The alibi witnesses all remembered this particular evening, they claimed, because Williams’s

-2- No. 1-22-0595

mother-in-law was found dead in an alley the next morning.

¶9 For each murder victim, the jury was instructed on intentional, strong-probability, and

felony murder. For the intentional and strong-probability charges, the jury was instructed on both

principal liability and accountability. The State’s lead argument was that petitioner personally

killed Rhoten and Sommerville, but the State also argued that he was accountable for anything

that his confederates did to further the common plan to rob Rhoten. The felony-murder charges

were predicated on armed robbery, home invasion, and burglary.

¶ 10 The jury returned general verdicts of guilty on both murders. Petitioner was sentenced to

natural life in prison. We affirmed his convictions on direct appeal, rejecting claims of a Batson

violation and the improper use of Lamb’s and Haymon’s prior consistent statements. People v.

Hunter, No. 1-91-0866 (June 26, 1996).

¶ 11 II. Lamb’s testimony

¶ 12 The State’s case against petitioner comprised the testimony of Lamb and Haymon. Their

accounts differed on a few finer points of detail, some of which we will note along the way. But

on the essential points, their accounts were consistent. And petitioner’s actual-innocence claim is

based on Lamb’s affidavit. So we will focus on her testimony.

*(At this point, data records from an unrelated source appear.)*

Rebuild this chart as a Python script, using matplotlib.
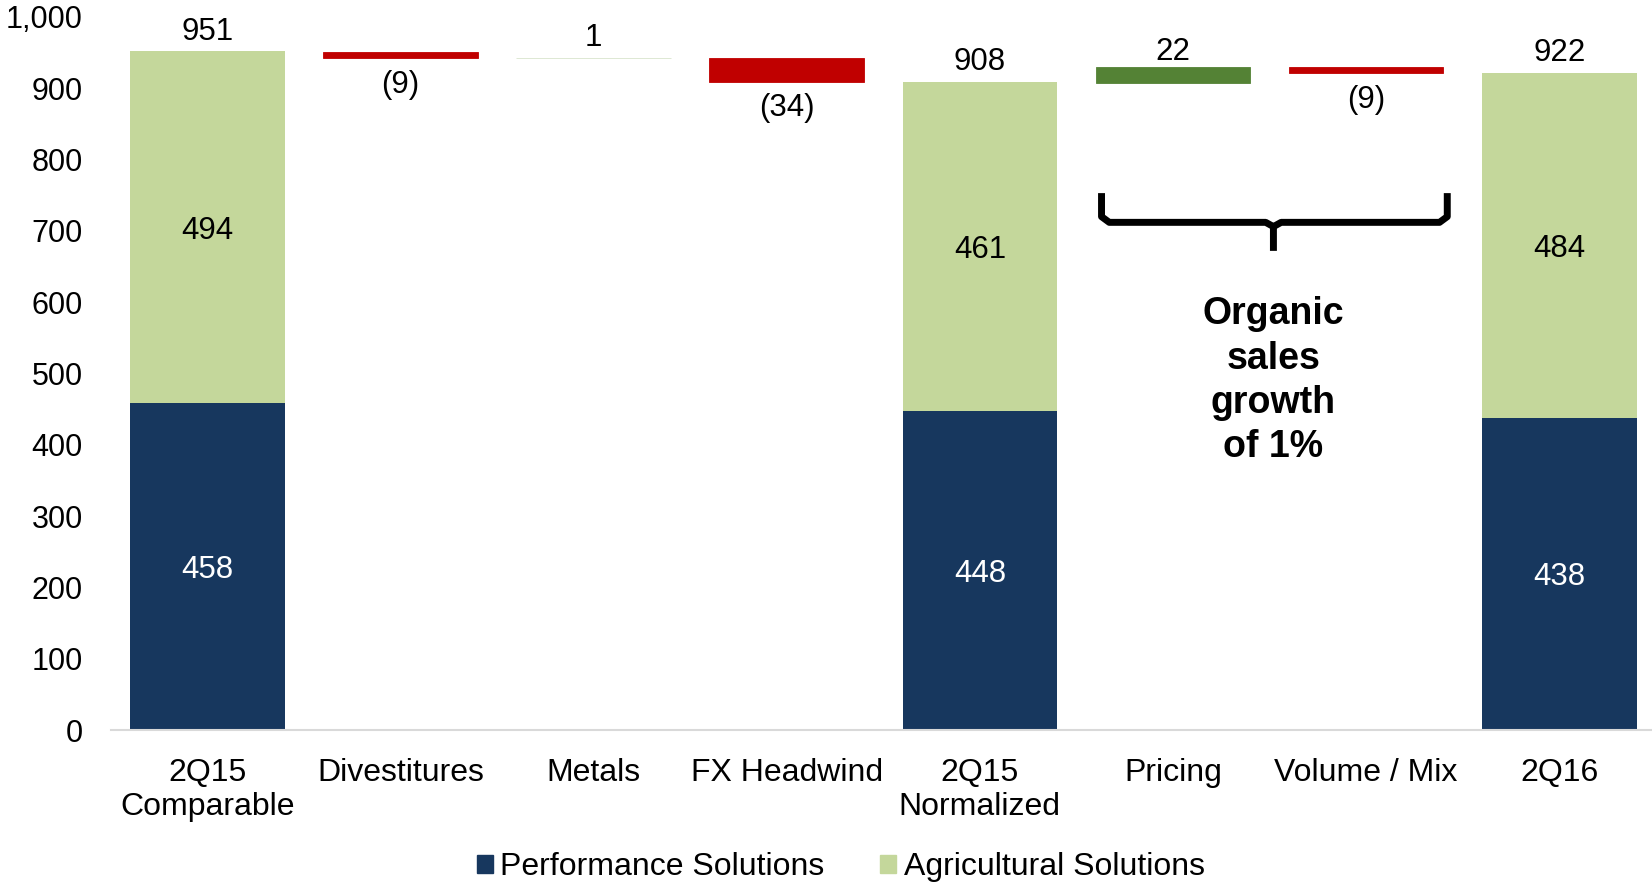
import numpy as np
import matplotlib.pyplot as plt
from matplotlib.patches import Patch
from matplotlib.ticker import FuncFormatter

plt.rcParams['font.family'] = ['Liberation Sans', 'DejaVu Sans']

# categories along the bridge
categories = ['2Q15\nComparable', 'Divestitures', 'Metals', 'FX Headwind',
              '2Q15\nNormalized', 'Pricing', 'Volume / Mix', '2Q16']

# stacked totals (index into categories)
total_idx = [0, 4, 7]
perf_vals = [458, 448, 438]
agri_vals = [494, 461, 484]
total_labels = [951, 908, 922]

# bridge steps
step_idx = [1, 2, 3, 5, 6]
step_vals = [-9, 1, -34, 22, -9]
step_start = [951, 951, 951, 908, 908]   # running total restarts at the subtotal
step_colors = ['#C00000', '#D8E4CC', '#C00000', '#548235', '#C00000']

navy = '#17375E'
lgreen = '#C4D79B'
fs = 22.5

fig = plt.figure(figsize=(16.52, 8.85), dpi=100)
ax = fig.add_axes([0.067, 0.1751, 0.933, 0.8057])

w = 0.80
x = np.arange(len(categories))

# stacked columns
for k, i in enumerate(total_idx):
    ax.bar(i, perf_vals[k], width=w, color=navy, zorder=2)
    ax.bar(i, agri_vals[k], bottom=perf_vals[k], width=w, color=lgreen, zorder=2)
    ax.text(i, perf_vals[k] / 2, str(perf_vals[k]), ha='center', va='center_baseline',
            color='white', fontsize=fs)
    ax.text(i, perf_vals[k] + agri_vals[k] / 2, str(agri_vals[k]), ha='center',
            va='center_baseline', color='black', fontsize=fs)
    ax.annotate(str(total_labels[k]), (i, perf_vals[k] + agri_vals[k]),
                xytext=(0, 14), textcoords='offset points', ha='center',
                va='center', fontsize=fs)

# floating steps, running total
level = None
prev_start = None
for k, i in enumerate(step_idx):
    if step_start[k] != prev_start:
        level = step_start[k]
        prev_start = step_start[k]
    v = step_vals[k]
    lo = min(level, level + v)
    ax.bar(i, abs(v), bottom=lo, width=w, color=step_colors[k],
           edgecolor=step_colors[k], linewidth=0.6, zorder=2)
    if v < 0:
        ax.annotate('(%d)' % abs(v), (i, lo), xytext=(0, -19),
                    textcoords='offset points', ha='center', va='center',
                    fontsize=fs)
    else:
        off = 14 if abs(v) < 5 else 11
        ax.annotate(str(v), (i, lo + abs(v)), xytext=(0, off),
                    textcoords='offset points', ha='center', va='center',
                    fontsize=fs)
    level = level + v

# brace over the organic growth steps
bx0, bx1, bxm = 4.63, 6.42, 5.52
ytop, ymid, ytip = 753, 712, 672
r = 0.04
ax.plot([bx0, bx0, bx0 + r, bxm - r, bxm, bxm], [ytop, ymid + 8, ymid, ymid, ymid - 6, ytip],
        color='black', lw=5, solid_capstyle='butt', solid_joinstyle='round', zorder=3)
ax.plot([bx1, bx1, bx1 - r, bxm + r, bxm], [ytop, ymid + 8, ymid, ymid, ymid - 6],
        color='black', lw=5, solid_capstyle='butt', solid_joinstyle='round', zorder=3)
ax.text(bxm, 490, 'Organic\nsales\ngrowth\nof 1%', ha='center', va='center',
        fontsize=27, fontweight='bold', linespacing=1.29)

ax.set_xlim(-0.5, 7.48)
ax.set_ylim(0, 1000)
ax.set_yticks(np.arange(0, 1001, 100))
ax.yaxis.set_major_formatter(FuncFormatter(lambda v, p: '{:,.0f}'.format(v)))
ax.set_xticks(x)
ax.set_xticklabels(categories, linespacing=1.2)
ax.tick_params(axis='both', length=0)
ax.tick_params(axis='x', pad=20, labelsize=23)
ax.tick_params(axis='y', pad=20, labelsize=22)
for s in ['top', 'right', 'left']:
    ax.spines[s].set_visible(False)
ax.spines['bottom'].set_color('#D9D9D9')
ax.spines['bottom'].set_linewidth(1.5)

handles = [Patch(color=navy, label='Performance Solutions'),
           Patch(color=lgreen, label='Agricultural Solutions')]
fig.legend(handles=handles, loc='center', bbox_to_anchor=(0.509, 0.02), ncol=2,
           frameon=False, fontsize=23, handlelength=0.5, handleheight=0.5,
           handletextpad=0.23, columnspacing=1.75)

fig.savefig('out.png', dpi=100)
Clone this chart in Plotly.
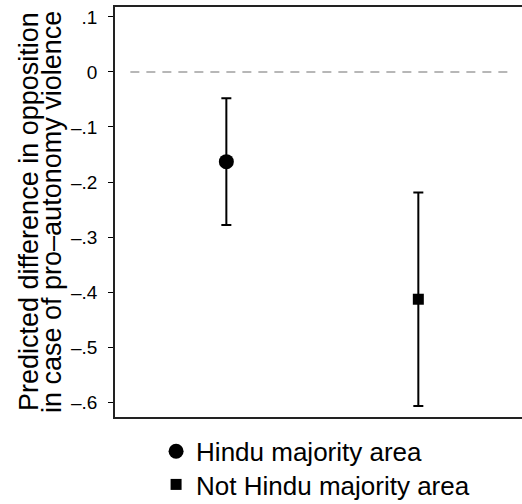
import plotly.graph_objects as go

# Data
groups = ["Hindu majority area", "Not Hindu majority area"]
x_pos = [1, 2]
estimates = [-0.163, -0.413]
ci_half = [0.115, 0.194]
symbols = ["circle", "square"]
marker_sizes = [15, 11]

tick_vals = [0.1, 0, -0.1, -0.2, -0.3, -0.4, -0.5, -0.6]
tick_text = [".1", "0", "–.1", "–.2", "–.3", "–.4", "–.5", "–.6"]

title_lines = ["Predicted difference in opposition", "in case of pro–autonomy violence"]

FONT = "Liberation Sans, Arial, Helvetica, sans-serif"
legend_ids = ["legend", "legend2"]

fig = go.Figure()
for i, g in enumerate(groups):
    fig.add_trace(go.Scatter(
        x=[x_pos[i]], y=[estimates[i]], mode="markers", name=g,
        legend=legend_ids[i],
        marker=dict(symbol=symbols[i], size=marker_sizes[i], color="black"),
        error_y=dict(type="data", array=[ci_half[i]], visible=True,
                     color="black", thickness=2, width=5),
    ))

fig.add_shape(type="line", xref="x", yref="y", x0=0.5, x1=2.5, y0=0, y1=0,
              line=dict(color="#a0a0a0", width=1.6, dash="9px,7px"), layer="below")

# y-axis title as two tightly spaced rotated lines
for j, (txt, shift) in enumerate(zip(title_lines, [-86, -63])):
    fig.add_annotation(text=txt, xref="paper", yref="paper", x=0, y=0.5,
                       xanchor="center", yanchor="middle", xshift=shift,
                       textangle=-90, showarrow=False,
                       font=dict(size=27, family=FONT, color="black"))

legend_style = dict(xref="container", yref="container", x=0.299, xanchor="left",
                    yanchor="top", font=dict(size=26, family=FONT),
                    itemsizing="trace", bgcolor="rgba(0,0,0,0)")

fig.update_layout(
    width=522, height=504,
    margin=dict(l=115, r=0, t=7, b=87, autoexpand=False),
    paper_bgcolor="white", plot_bgcolor="white",
    font=dict(family=FONT, color="black"),
    showlegend=True,
    legend=dict(legend_style, y=0.151),
    legend2=dict(legend_style, y=0.0853),
    xaxis=dict(range=[0.42, 2.54], showticklabels=False, ticks="",
               showgrid=False, zeroline=False, showline=True, mirror=True,
               linecolor="#222", linewidth=2, automargin=False),
    yaxis=dict(range=[-0.627, 0.118], tickvals=tick_vals, ticktext=tick_text,
               ticks="outside", ticklen=5, tickwidth=1.3, tickcolor="black",
               ticklabelstandoff=7,
               tickfont=dict(size=19, family=FONT),
               showgrid=False, zeroline=False, showline=True, mirror=False,
               linecolor="#222", linewidth=1.5, automargin=False),
)

fig.write_html("out.html", config={"displayModeBar": False},
               post_script="document.body.style.margin='0';document.body.style.overflow='hidden';")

¶ 13 The jury heard that the murder charges against Lamb were still pending when she took

the stand. (So too for Haymon.) Lamb testified that the State agreed to “talk to [her] judge” and

recommend leniency, but otherwise “promised [her] nothing” in exchange for her testimony

against petitioner.

¶ 14 In November 1978, Lamb and Haymon were working as prostitutes and regularly using

narcotics. Lamb had known petitioner for several years, as she “went with” his brother Evanew

and, for a time, lived with Evanew in their mother’s house (where petitioner supposedly was on

-3- No. 1-22-0595

the night of the murders). Rhoten was one of Haymon’s “johns.” Haymon had been staying at

Rhoten’s house but recently moved out.

¶ 15 On the evening of the murders, Lamb and Haymon went to a neighborhood pool hall,

where they ran into petitioner, Tenney, and Armstrong. Petitioner told Lamb to go outside,

pointed a gun at her, and admonished her to stop using drugs, as if he was “playing a big brother

role.” (Petitioner had been out of prison, after serving his sentence on a previous armed robbery,

for a matter of weeks.) The five confederates got into Tenney’s car and drove to Rhoten’s house.

At the time, Lamb thought they were going to pick up Haymon’s belongings.

¶ 16 On the way there, petitioner asked Haymon if Rhoten had any money. When Haymon

said yes, petitioner announced “that he was going to stick him up.” Here was petitioner’s plan:

Lamb and Haymon would go inside, on the pretense of collecting Haymon’s things, and leave

the front door open, so that petitioner, Tenney, and Armstrong could come in a few minutes later.

¶ 17 When they arrived, Lamb and Haymon approached the house next to Rhoten’s, spoke to a

neighbor, and claimed, upon returning to the car, that Rhoten wasn’t home. Petitioner didn’t buy

it, and he promptly told Haymon “what he was going to do to her” if she “didn’t get it right.” In

her own testimony, Haymon said explicitly that petitioner threatened to kill her.

¶ 18 As expected, Rhoten let the women inside. Sommerville was with him in the front room

of the house. Within minutes, as planned, petitioner came in through the front door, armed with a

pistol, and with Tenney and Armstrong in tow.